The Industrial Canal runs along the eastern edge of the Bywater — the same canal whose floodwall failures devastated the Lower Ninth Ward during Hurricane Katrina. What came after remade the neighborhood as decisively as what came before. The Bywater had been working-class for generations: dock workers, railroad men, Irish and German and Croatian immigrant families. The storm changed the math. Artists arrived. Galleries opened in former warehouses. Street murals now cover nearly every block, an open-air gallery that sprawls across the grid. The Music Box Village sits in the neighborhood — an interactive sound sculpture garden built from salvaged house parts. You can walk here from the Marigny, or ride a bike along the river levee. The murals are the landmark, but the real reason to come is to see what a city does with the space a catastrophe leaves behind. New Orleans has always rebuilt. The Bywater is what that looks like when the people who do the rebuilding are different from the ones who were there before.
- ·Originally a working-class neighborhood of dock workers, railroad men, and immigrants — Irish, German, and Croatian families.
- ·After Hurricane Katrina, the Bywater became the center of New Orleans' artist migration, with galleries opening in former warehouses.

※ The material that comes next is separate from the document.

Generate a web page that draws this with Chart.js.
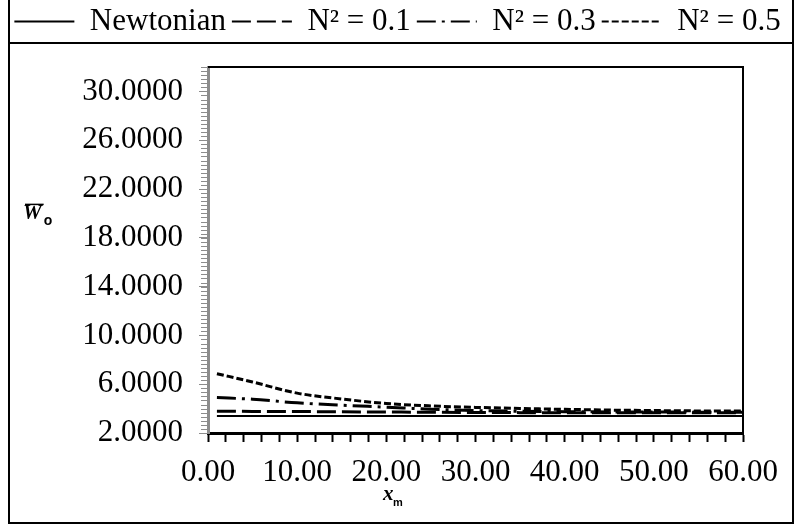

- ·Home to the Music Box Village — an interactive sound sculpture garden built from salvaged house parts.
- ·Street murals cover nearly every block, making the neighborhood an open-air gallery.
- ·The Industrial Canal forms the neighborhood's eastern boundary — the same canal whose floodwall failures devastated the Lower Ninth Ward.
- ·Walkable from the Marigny. Best explored on foot or by bike along the river levee.